California, after grappling with a severe water crisis for over three years, has finally been declared drought-free due to an exceptionally wet, snowy winter and the impact of a rare tropical storm over the summer. The remnants of the drought dissipated in October, driven by autumn rainstorms in the northwestern corner of the state.
This time last year, California faced an escalating water crisis characterized by “extreme” and “exceptional” drought conditions, fueled by the influence of La Niña, a climate pattern associated with reduced precipitation in southern and central California. It marked the culmination of three consecutive record-breaking dry years, featuring parched reservoirs, heatwaves, and devastating wildfires.
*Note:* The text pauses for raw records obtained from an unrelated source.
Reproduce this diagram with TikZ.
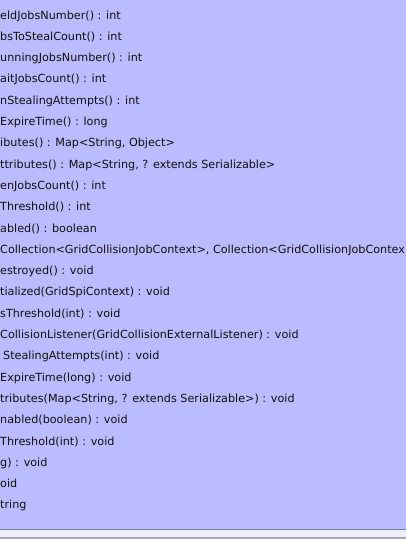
\documentclass[tikz,border=0pt]{standalone}
\usepackage{fontspec}
\setmainfont{DejaVu Sans}
\definecolor{classfill}{HTML}{BBBBFF}
\definecolor{classedge}{HTML}{7A7A9A}
\definecolor{footfill}{HTML}{EEEEFF}
\definecolor{footedge}{HTML}{AAAAAA}
\definecolor{methodtext}{HTML}{111111}
\begin{document}
\begin{tikzpicture}[x=1pt, y=-1pt, every node/.style={anchor=base west,inner sep=0pt,text=methodtext,font=\fontsize{11.2}{13}\selectfont}]
    \useasboundingbox (0,0) rectangle (406,539);
    \clip (0,0) rectangle (406,539);

    %––––– class box –––––
    \fill[classfill] (0,0) rectangle (406,529);
    \fill[footfill] (0,529) rectangle (406,537);
    \draw[classedge, line width=1pt] (0,529.5) -- (406,529.5);
    \draw[footedge, line width=1.5pt] (0,538) -- (406,538);

    %––––– getters –––––
    \node (m1) at (0,19) {eldJobsNumber() : int};
    \node (m2) at (0,40.3) {bsToStealCount() : int};
    \node (m3) at (0,61.6) {unningJobsNumber() : int};
    \node (m4) at (0,82.9) {aitJobsCount() : int};
    \node (m5) at (0,104.2) {nStealingAttempts() : int};
    \node (m6) at (0,125.5) {ExpireTime() : long};
    \node (m7) at (0,146.8) {ibutes() : Map<String, Object>};
    \node (m8) at (0,168.1) {ttributes() : Map<String, ? extends Serializable>};
    \node (m9) at (0,189.4) {enJobsCount() : int};
    \node (m10) at (0,210.7) {Threshold() : int};
    \node (m11) at (0,232) {abled() : boolean};

    %––––– callbacks –––––
    \node (m12) at (0,253.3) {Collection<GridCollisionJobContext>, Collection<GridCollisionJobContex};
    \node (m13) at (0,274.6) {estroyed() : void};
    \node (m14) at (0,295.9) {tialized(GridSpiContext) : void};

    %––––– setters –––––
    \node (m15) at (0,317.2) {sThreshold(int) : void};
    \node (m16) at (0,338.5) {CollisionListener(GridCollisionExternalListener) : void};
    \node (m17) at (3,359.8) {StealingAttempts(int) : void};
    \node (m18) at (0,381.1) {ExpireTime(long) : void};
    \node (m19) at (0,402.4) {tributes(Map<String, ? extends Serializable>) : void};
    \node (m20) at (0,423.7) {nabled(boolean) : void};
    \node (m21) at (0,445) {Threshold(int) : void};
    \node (m22) at (0,466.3) {g) : void};
    \node (m23) at (0,487.6) {oid};
    \node (m24) at (0,508.9) {tring};
  \end{tikzpicture}
\end{document}
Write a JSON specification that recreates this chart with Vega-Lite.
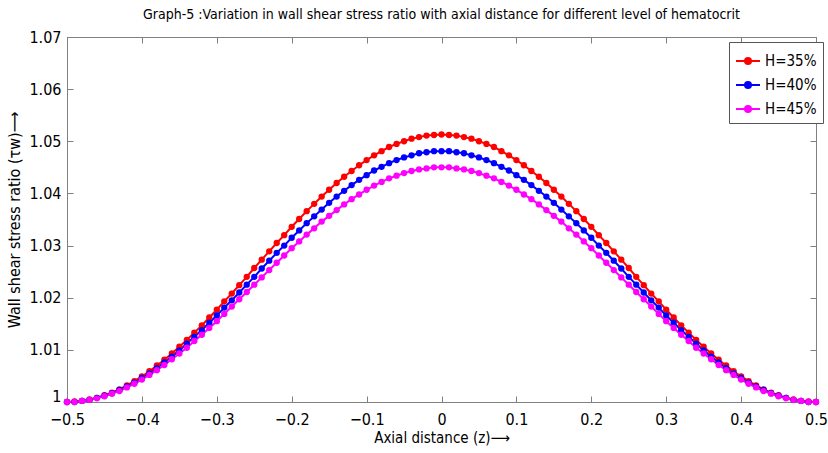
{
"$schema": "https://vega.github.io/schema/vega-lite/v6.json",
"width": 749, "height": 365,
"autosize": {"type": "none"},
"padding": {"left": 67, "top": 37, "right": 12, "bottom": 51},
"background": "white",
"config": {"font": "Liberation Sans Narrow, DejaVu Sans Condensed, sans-serif", "view": {"stroke": "#808080", "strokeWidth": 1}},
"title": {"text": "Graph-5 :Variation in wall shear stress ratio with axial distance for different level of hematocrit", "fontSize": 14, "fontWeight": "normal", "anchor": "middle", "offset": 7, "color": "black"},
"data": {"values": [
{"z":-0.5,"H=35%":1.0000,"H=40%":1.0000,"H=45%":1.0000},
{"z":-0.49,"H=35%":1.0001,"H=40%":1.0000,"H=45%":1.0000},
{"z":-0.48,"H=35%":1.0002,"H=40%":1.0002,"H=45%":1.0002},
{"z":-0.47,"H=35%":1.0005,"H=40%":1.0004,"H=45%":1.0004},
{"z":-0.46,"H=35%":1.0008,"H=40%":1.0008,"H=45%":1.0007},
{"z":-0.45,"H=35%":1.0013,"H=40%":1.0012,"H=45%":1.0011},
{"z":-0.44,"H=35%":1.0018,"H=40%":1.0017,"H=45%":1.0016},
{"z":-0.43,"H=35%":1.0024,"H=40%":1.0023,"H=45%":1.0021},
{"z":-0.42,"H=35%":1.0032,"H=40%":1.0030,"H=45%":1.0028},
{"z":-0.41,"H=35%":1.0040,"H=40%":1.0037,"H=45%":1.0035},
{"z":-0.40,"H=35%":1.0049,"H=40%":1.0046,"H=45%":1.0043},
{"z":-0.39,"H=35%":1.0059,"H=40%":1.0055,"H=45%":1.0052},
{"z":-0.38,"H=35%":1.0070,"H=40%":1.0065,"H=45%":1.0061},
{"z":-0.37,"H=35%":1.0081,"H=40%":1.0076,"H=45%":1.0071},
{"z":-0.36,"H=35%":1.0093,"H=40%":1.0087,"H=45%":1.0082},
{"z":-0.35,"H=35%":1.0106,"H=40%":1.0099,"H=45%":1.0093},
{"z":-0.34,"H=35%":1.0119,"H=40%":1.0112,"H=45%":1.0104},
{"z":-0.33,"H=35%":1.0133,"H=40%":1.0125,"H=45%":1.0117},
{"z":-0.32,"H=35%":1.0147,"H=40%":1.0138,"H=45%":1.0129},
{"z":-0.31,"H=35%":1.0162,"H=40%":1.0152,"H=45%":1.0142},
{"z":-0.30,"H=35%":1.0177,"H=40%":1.0166,"H=45%":1.0155},
{"z":-0.29,"H=35%":1.0193,"H=40%":1.0181,"H=45%":1.0169},
{"z":-0.28,"H=35%":1.0208,"H=40%":1.0195,"H=45%":1.0183},
{"z":-0.27,"H=35%":1.0224,"H=40%":1.0210,"H=45%":1.0197},
{"z":-0.26,"H=35%":1.0240,"H=40%":1.0225,"H=45%":1.0211},
{"z":-0.25,"H=35%":1.0257,"H=40%":1.0240,"H=45%":1.0225},
{"z":-0.24,"H=35%":1.0273,"H=40%":1.0256,"H=45%":1.0239},
{"z":-0.23,"H=35%":1.0289,"H=40%":1.0271,"H=45%":1.0253},
{"z":-0.22,"H=35%":1.0305,"H=40%":1.0286,"H=45%":1.0267},
{"z":-0.21,"H=35%":1.0320,"H=40%":1.0300,"H=45%":1.0281},
{"z":-0.20,"H=35%":1.0336,"H=40%":1.0315,"H=45%":1.0295},
{"z":-0.19,"H=35%":1.0351,"H=40%":1.0329,"H=45%":1.0308},
{"z":-0.18,"H=35%":1.0366,"H=40%":1.0343,"H=45%":1.0321},
{"z":-0.17,"H=35%":1.0380,"H=40%":1.0356,"H=45%":1.0333},
{"z":-0.16,"H=35%":1.0394,"H=40%":1.0369,"H=45%":1.0346},
{"z":-0.15,"H=35%":1.0407,"H=40%":1.0382,"H=45%":1.0357},
{"z":-0.14,"H=35%":1.0420,"H=40%":1.0394,"H=45%":1.0368},
{"z":-0.13,"H=35%":1.0432,"H=40%":1.0405,"H=45%":1.0379},
{"z":-0.12,"H=35%":1.0443,"H=40%":1.0416,"H=45%":1.0389},
{"z":-0.11,"H=35%":1.0454,"H=40%":1.0426,"H=45%":1.0398},
{"z":-0.10,"H=35%":1.0464,"H=40%":1.0435,"H=45%":1.0407},
{"z":-0.09,"H=35%":1.0473,"H=40%":1.0444,"H=45%":1.0415},
{"z":-0.08,"H=35%":1.0481,"H=40%":1.0451,"H=45%":1.0422},
{"z":-0.07,"H=35%":1.0489,"H=40%":1.0458,"H=45%":1.0429},
{"z":-0.06,"H=35%":1.0495,"H=40%":1.0464,"H=45%":1.0434},
{"z":-0.05,"H=35%":1.0500,"H=40%":1.0469,"H=45%":1.0439},
{"z":-0.04,"H=35%":1.0505,"H=40%":1.0473,"H=45%":1.0443},
{"z":-0.03,"H=35%":1.0508,"H=40%":1.0477,"H=45%":1.0446},
{"z":-0.02,"H=35%":1.0511,"H=40%":1.0479,"H=45%":1.0448},
{"z":-0.01,"H=35%":1.0512,"H=40%":1.0481,"H=45%":1.0450},
{"z":0,"H=35%":1.0513,"H=40%":1.0481,"H=45%":1.0450},
{"z":0.01,"H=35%":1.0512,"H=40%":1.0481,"H=45%":1.0450},
{"z":0.02,"H=35%":1.0511,"H=40%":1.0479,"H=45%":1.0448},
{"z":0.03,"H=35%":1.0508,"H=40%":1.0477,"H=45%":1.0446},
{"z":0.04,"H=35%":1.0505,"H=40%":1.0473,"H=45%":1.0443},
{"z":0.05,"H=35%":1.0500,"H=40%":1.0469,"H=45%":1.0439},
{"z":0.06,"H=35%":1.0495,"H=40%":1.0464,"H=45%":1.0434},
{"z":0.07,"H=35%":1.0489,"H=40%":1.0458,"H=45%":1.0429},
{"z":0.08,"H=35%":1.0481,"H=40%":1.0451,"H=45%":1.0422},
{"z":0.09,"H=35%":1.0473,"H=40%":1.0444,"H=45%":1.0415},
{"z":0.10,"H=35%":1.0464,"H=40%":1.0435,"H=45%":1.0407},
{"z":0.11,"H=35%":1.0454,"H=40%":1.0426,"H=45%":1.0398},
{"z":0.12,"H=35%":1.0443,"H=40%":1.0416,"H=45%":1.0389},
{"z":0.13,"H=35%":1.0432,"H=40%":1.0405,"H=45%":1.0379},
{"z":0.14,"H=35%":1.0420,"H=40%":1.0394,"H=45%":1.0368},
{"z":0.15,"H=35%":1.0407,"H=40%":1.0382,"H=45%":1.0357},
{"z":0.16,"H=35%":1.0394,"H=40%":1.0369,"H=45%":1.0346},
{"z":0.17,"H=35%":1.0380,"H=40%":1.0356,"H=45%":1.0333},
{"z":0.18,"H=35%":1.0366,"H=40%":1.0343,"H=45%":1.0321},
{"z":0.19,"H=35%":1.0351,"H=40%":1.0329,"H=45%":1.0308},
{"z":0.20,"H=35%":1.0336,"H=40%":1.0315,"H=45%":1.0295},
{"z":0.21,"H=35%":1.0320,"H=40%":1.0300,"H=45%":1.0281},
{"z":0.22,"H=35%":1.0305,"H=40%":1.0286,"H=45%":1.0267},
{"z":0.23,"H=35%":1.0289,"H=40%":1.0271,"H=45%":1.0253},
{"z":0.24,"H=35%":1.0273,"H=40%":1.0256,"H=45%":1.0239},
{"z":0.25,"H=35%":1.0257,"H=40%":1.0240,"H=45%":1.0225},
{"z":0.26,"H=35%":1.0240,"H=40%":1.0225,"H=45%":1.0211},
{"z":0.27,"H=35%":1.0224,"H=40%":1.0210,"H=45%":1.0197},
{"z":0.28,"H=35%":1.0208,"H=40%":1.0195,"H=45%":1.0183},
{"z":0.29,"H=35%":1.0193,"H=40%":1.0181,"H=45%":1.0169},
{"z":0.30,"H=35%":1.0177,"H=40%":1.0166,"H=45%":1.0155},
{"z":0.31,"H=35%":1.0162,"H=40%":1.0152,"H=45%":1.0142},
{"z":0.32,"H=35%":1.0147,"H=40%":1.0138,"H=45%":1.0129},
{"z":0.33,"H=35%":1.0133,"H=40%":1.0125,"H=45%":1.0117},
{"z":0.34,"H=35%":1.0119,"H=40%":1.0112,"H=45%":1.0104},
{"z":0.35,"H=35%":1.0106,"H=40%":1.0099,"H=45%":1.0093},
{"z":0.36,"H=35%":1.0093,"H=40%":1.0087,"H=45%":1.0082},
{"z":0.37,"H=35%":1.0081,"H=40%":1.0076,"H=45%":1.0071},
{"z":0.38,"H=35%":1.0070,"H=40%":1.0065,"H=45%":1.0061},
{"z":0.39,"H=35%":1.0059,"H=40%":1.0055,"H=45%":1.0052},
{"z":0.40,"H=35%":1.0049,"H=40%":1.0046,"H=45%":1.0043},
{"z":0.41,"H=35%":1.0040,"H=40%":1.0037,"H=45%":1.0035},
{"z":0.42,"H=35%":1.0032,"H=40%":1.0030,"H=45%":1.0028},
{"z":0.43,"H=35%":1.0024,"H=40%":1.0023,"H=45%":1.0021},
{"z":0.44,"H=35%":1.0018,"H=40%":1.0017,"H=45%":1.0016},
{"z":0.45,"H=35%":1.0013,"H=40%":1.0012,"H=45%":1.0011},
{"z":0.46,"H=35%":1.0008,"H=40%":1.0008,"H=45%":1.0007},
{"z":0.47,"H=35%":1.0005,"H=40%":1.0004,"H=45%":1.0004},
{"z":0.48,"H=35%":1.0002,"H=40%":1.0002,"H=45%":1.0002},
{"z":0.49,"H=35%":1.0001,"H=40%":1.0000,"H=45%":1.0000},
{"z":0.5,"H=35%":1.0000,"H=40%":1.0000,"H=45%":1.0000}
]},
"transform": [{"fold": ["H=35%", "H=40%", "H=45%"], "as": ["series", "value"]}],
"layer": [
{
"mark": {"type": "line", "strokeWidth": 2, "point": {"filled": true, "size": 40}},
"encoding": {
"x": {"field": "z", "type": "quantitative", "scale": {"domain": [-0.5, 0.5], "nice": false},
 "axis": {"values": [-0.5,-0.4,-0.3,-0.2,-0.1,0,0.1,0.2,0.3,0.4,0.5], "format": "~g", "labelFlush": false, "grid": false, "domainColor": "#808080", "tickColor": "#808080", "tickSize": -6, "labelPadding": 15, "labelFontSize": 16, "labelColor": "black", "title": "Axial distance (z)⟶", "titleFontSize": 15, "titleFontWeight": "normal", "titleColor": "black", "titlePadding": 3}},
"y": {"field": "value", "type": "quantitative", "scale": {"domain": [1, 1.07], "nice": false, "zero": false},
 "axis": {"values": [1,1.01,1.02,1.03,1.04,1.05,1.06,1.07], "format": "~g", "labelFlush": false, "grid": false, "domainColor": "#808080", "tickColor": "#808080", "tickSize": -6, "labelPadding": 12, "labelFontSize": 16, "labelColor": "black", "title": "Wall shear stress ratio (τw)⟶", "titleFontSize": 16, "titleFontWeight": "normal", "titleColor": "black", "titlePadding": 6,
  "labelOffset": {"condition": {"test": "datum.value == 1", "value": -6}, "value": 0}}},
"color": {"field": "series", "type": "nominal", "scale": {"domain": ["H=35%", "H=40%", "H=45%"], "range": ["#ff0000", "#0000ff", "#ff00ff"]},
 "legend": {"title": null, "orient": "none", "legendX": 662, "legendY": 5, "strokeColor": "#555", "fillColor": "white", "padding": 6, "labelFontSize": 15, "labelColor": "black", "labelOffset": 4, "symbolType": "M-1,0L1,0M0.25,0A0.25,0.25,0,1,1,-0.25,0A0.25,0.25,0,1,1,0.25,0Z", "symbolSize": 576, "symbolStrokeWidth": 2, "rowPadding": 3,
  "encode": {"symbols": {"update": {"fill": {"scale": "color", "field": "value"}, "stroke": {"scale": "color", "field": "value"}, "opacity": {"value": 1}}}}}}
}
},
{
"mark": {"type": "point", "opacity": 0},
"encoding": {
"x": {"field": "z", "type": "quantitative", "scale": {"domain": [-0.5, 0.5], "nice": false},
 "axis": {"orient": "top", "values": [-0.5,-0.4,-0.3,-0.2,-0.1,0,0.1,0.2,0.3,0.4,0.5], "labels": false, "grid": false, "domainColor": "#808080", "tickColor": "#808080", "tickSize": -6, "title": null}},
"y": {"field": "value", "type": "quantitative", "scale": {"domain": [1, 1.07], "nice": false, "zero": false},
 "axis": {"orient": "right", "values": [1,1.01,1.02,1.03,1.04,1.05,1.06,1.07], "labels": false, "grid": false, "domainColor": "#808080", "tickColor": "#808080", "tickSize": -6, "title": null}}
}
}
],
"resolve": {"scale": {"x": "independent", "y": "independent"}}
}
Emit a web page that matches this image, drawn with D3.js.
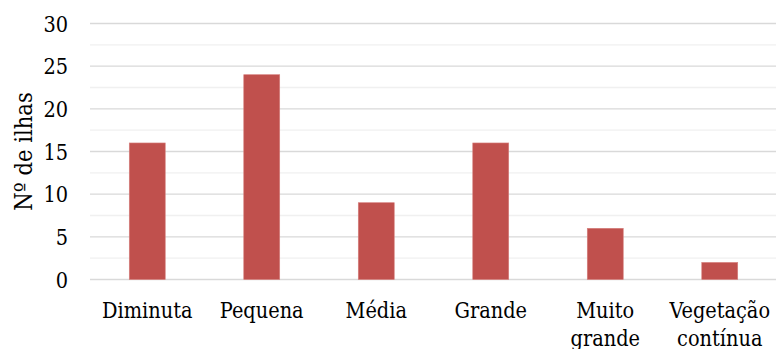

Contrary to expectations, the subsequent winter proved to be exceptionally wet, leading to major reservoirs reaching 125 percent of their average levels. Heading into an El Niño winter, which typically favors increased precipitation, California is poised for another potentially wet year. The first significant storm of the season is anticipated to arrive next week.
Brian Fuchs, a climatologist with the National Drought Mitigation Center, highlighted the impact of 32 atmospheric rivers, key components for California’s water supply, during the drought-busting year. Unusually cool weather contributed to one of the state’s most substantial snowpacks on record, slowly melting over spring and summer, replenishing reservoirs and averting severe flood scenarios. In August, Tropical Storm Hilary brought record-breaking rainfall to Southern California, eradicating lingering drought in desert regions.
Most parts of California received 8 to 12 inches of surplus precipitation during the water year, with some areas, including the Central Valley, Sierra Nevada, and Southern California, exceeding 16 to 20 inches above normal.
As the state enjoys relief from the prolonged drought, there is optimism that the wet conditions might persist for another year. The prospect of a moderate to strong El Niño adds to this optimism, although it doesn’t guarantee a wet winter. However, this potential for prolonged wet conditions raises concerns about the risk of flooding, especially after last winter’s series of atmospheric rivers resulted in 22 fatalities.
While brimming reservoirs offer protection against immediate impacts, experts caution that the climate’s extremes and increasing temperatures may lead to unpredictable shifts between wet and dry conditions. The Public Policy Institute of California emphasized the need for reservoir managers to adapt operations to address the rising likelihood of rapid transitions from wet to dry years.
California, having faced the driest February on record in 2020, will be closely monitored to see how it navigates potential challenges, with water experts urging preparedness for a future that may include both floods and droughts.